Problem
Competitive Auctions on eBay. The file eBayAuctions.csv contains information on 1972 auctions that transacted on eBay during May-June 2004. The goal is to use these data to build a model that will classify auctions as competitive or noncompetitive. A competitive auction is defined as an auction with at least two bids placed on the item auctioned. The data include variables that describe the item (auction category), the seller (his/her eBay rating), and the auction terms that the seller selected (auction duration, opening price, currency, day-of-week of auction close). In addition, we have the price at which the auction closed. The task is to predict whether or not the auction will be competitive. Data Preprocessing. Convert variable Duration into a categorical variable. Split the data into training (60%) and validation (40%) datasets.
a. Fit a classification tree using all predictors, using the best-pruned tree. To avoid overfitting, set the minimum number of records in a terminal node to 50 (in R: min-bucket = 50). Also, set the maximum number of levels to be displayed at seven (in R: max-depth = 7). Write down the results in terms of rules. (Note: If you had to slightly reduce the number of predictors due to software limitations, or for clarity of presentation, which would be a good variable to choose?)
b. Is this model practical for predicting the outcome of a new auction?
c. Describe the interesting and uninteresting information that these rules provide.
d. Fit another classification tree (using the best-pruned tree, with a minimum number of records per terminal node = 50 and maximum allowed number of displayed levels = 7), this time only with predictors that can be used for predicting the outcome of a new auction. Describe the resulting tree in terms of rules. Make sure to report the smallest set of rules required for classification.
e. Plot the resulting tree on a scatter plot: Use the two axes for the two best (quantitative) predictors. Each auction will appear as a point, with coordinates corresponding to its values on those two predictors. Use different colors or symbols to separate competitive and noncompetitive auctions. Draw lines (you can sketch these by hand or use R) at the values that create splits. Does this splitting seem reasonable with respect to the meaning of the two predictors? Does it seem to do a good job of separating the two classes?

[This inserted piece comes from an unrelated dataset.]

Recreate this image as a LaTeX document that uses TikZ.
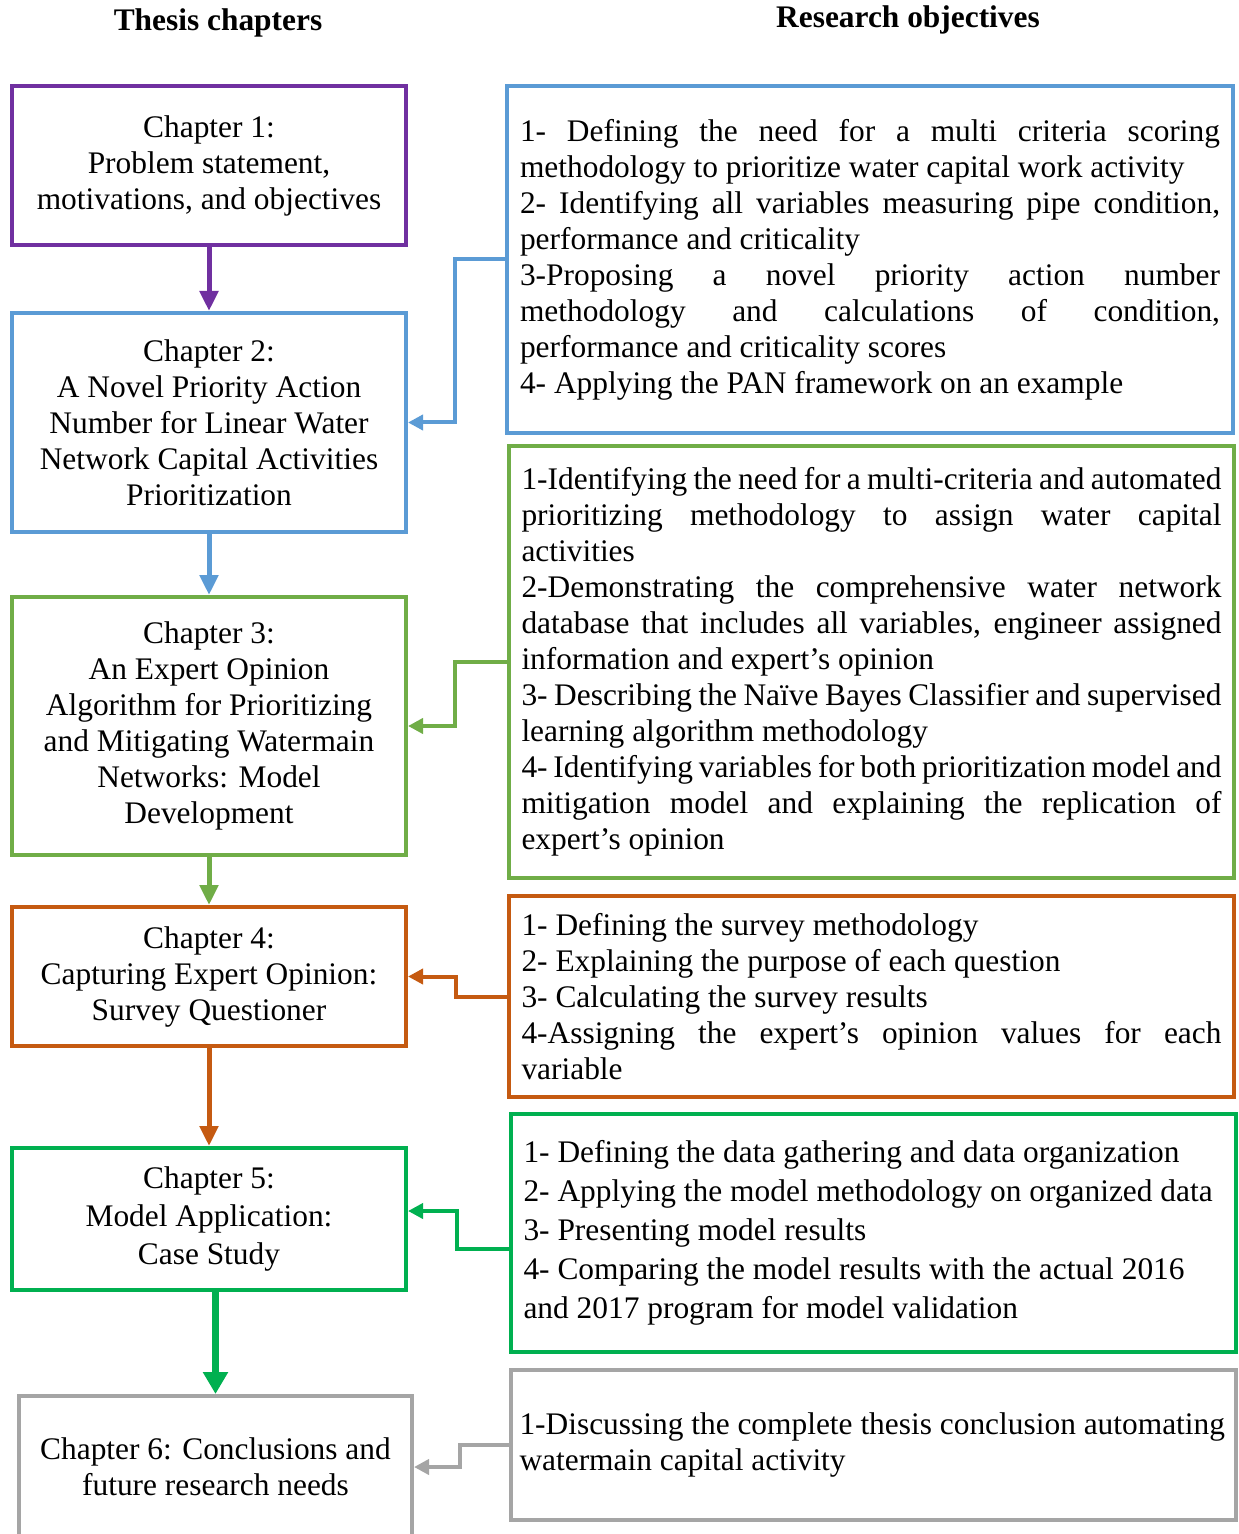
\documentclass[tikz,border=0pt]{standalone}
\usepackage{fontspec}
\setmainfont{Liberation Serif}
\usetikzlibrary{arrows.meta}
\definecolor{cpurple}{HTML}{7030A0}
\definecolor{cblue}{HTML}{5B9BD5}
\definecolor{clgreen}{HTML}{70AD47}
\definecolor{corange}{HTML}{C55A11}
\definecolor{cgreen}{HTML}{00B050}
\definecolor{cgray}{HTML}{A5A5A5}
% body text: tight Word-like spacing
\newcommand{\bodyfont}[1]{\fontsize{15.7}{#1}\selectfont\spaceskip=0.25em plus 1.2em minus 0.12em\relax}
\begin{document}
\begin{tikzpicture}[x=0.5pt,y=-0.5pt,
  box/.style={draw, line width=2pt, inner sep=0pt, rectangle},
  chap/.style={box, minimum width=197pt, align=center, font=\bodyfont{18}},
  obj/.style={box, minimum width=362.5pt, text width=350pt, align=justify, font=\bodyfont{18}},
  head/.style={font=\fontsize{15.7}{18}\selectfont\bfseries},
  down/.style={line width=2.5pt, -{Triangle[length=10pt,width=9pt]}},
  elbow/.style={line width=2pt, -{Triangle[length=7.5pt,width=7.5pt]}}]
\useasboundingbox (0,0) rectangle (1238,1534);
\clip (0,0) rectangle (1238,1534);

% column headings
\node[head] (h1) at (218,23) {Thesis chapters};
\node[head] (h2) at (908,20) {Research objectives};

% thesis chapters
\node[chap, draw=cpurple, minimum height=79.5pt] (ch1) at (209,165.5)
  {Chapter 1:\\Problem statement,\\motivations, and objectives};
\node[chap, draw=cblue, minimum height=109.5pt] (ch2) at (209,422.5)
  {Chapter 2:\\A Novel Priority Action\\Number for Linear Water\\Network Capital Activities\\Prioritization};
\node[chap, draw=clgreen, minimum height=129pt] (ch3) at (209,726)
  {Chapter 3:\\An Expert Opinion\\Algorithm for Prioritizing\\and Mitigating Watermain\\Networks: Model\\Development};
\node[chap, draw=corange, minimum height=69.5pt] (ch4) at (209,976.5)
  {Chapter 4:\\Capturing Expert Opinion:\\Survey Questioner};
\node[chap, draw=cgreen, minimum height=71pt, font=\bodyfont{19}] (ch5) at (209,1219)
  {Chapter 5:\\Model Application:\\Case Study};
\node[chap, draw=cgray, minimum width=196.5pt, minimum height=71pt] (ch6) at (215.5,1467)
  {Chapter 6: Conclusions and\\future research needs};

% research objectives
\node[obj, draw=cblue, minimum width=363pt, minimum height=173.5pt] (r1) at (870,259.5)
  {1- Defining the need for a multi criteria scoring\linebreak
   methodology to prioritize water capital work activity\\
   2- Identifying all variables measuring pipe condition,\linebreak
   performance and criticality\\
   3-Proposing a novel priority action number\linebreak
   methodology and calculations of condition,\linebreak
   performance and criticality scores\\
   4- Applying the PAN framework on an example};
\node[obj, draw=clgreen, minimum height=216pt] (r2) at (871.5,662)
  {1-Identifying the need for a multi-criteria and automated\linebreak
   prioritizing methodology to assign water capital\linebreak
   activities\\
   2-Demonstrating the comprehensive water network\linebreak
   database that includes all variables, engineer assigned\linebreak
   information and expert’s opinion\\
   3- Describing the Naïve Bayes Classifier and supervised\linebreak
   learning algorithm methodology\\
   4- Identifying variables for both prioritization model and\linebreak
   mitigation model and explaining the replication of\linebreak
   expert’s opinion};
\node[obj, draw=corange, minimum height=100.5pt] (r3) at (871.5,996.5)
  {1- Defining the survey methodology\\
   2- Explaining the purpose of each question\\
   3- Calculating the survey results\\
   4-Assigning the expert’s opinion values for each\linebreak
   variable};
\node[obj, draw=cgreen, minimum height=119pt, font=\bodyfont{19.5}] (r4) at (873.5,1233)
  {1- Defining the data gathering and data organization\\
   2- Applying the model methodology on organized data\\
   3- Presenting model results\\
   4- Comparing the model results with the actual 2016\\
   and 2017 program for model validation};
\node[obj, draw=cgray, minimum height=75pt, text width=354pt] (r5) at (873.5,1445)
  {1-Discussing the complete thesis conclusion automating\\
   watermain capital activity};

% chapter sequence
\draw[down, cpurple] (ch1.south) -- (ch2.north);
\draw[down, cblue] (ch2.south) -- (ch3.north);
\draw[down, clgreen] (ch3.south) -- (ch4.north);
\draw[down, corange] (ch4.south) -- (ch5.north);
\draw[down, cgreen, line width=3.5pt, -{Triangle[length=11pt,width=12pt]}]
  (ch6.north |- ch5.south) -- (ch6.north);

% objectives feeding each chapter
\draw[elbow, cblue] (r1.west) -- ++(-50,0) |- (ch2.east);
\draw[elbow, clgreen] (r2.west) -- ++(-52,0) |- (ch3.east);
\draw[elbow, corange] (r3.west) -- ++(-51,0) |- (ch4.east);
\draw[elbow, cgreen] ([yshift=-8pt]r4.west) -- ++(-52,0) |- ([yshift=4pt]ch5.east);
\draw[elbow, cgray] (r5.west) -- ++(-49,0) |- (ch6.east);
\end{tikzpicture}
\end{document}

f. Examine the lift chart and the confusion matrix for the tree. What can you say about the predictive performance of this model?
g. Based on this last tree, what can you conclude from these data about the chances of an auction obtaining at least two bids and its relationship to the auction settings set by the seller (duration, opening price, ending day, currency)? What would you recommend for a seller as the strategy that will most likely lead to a competitive auction?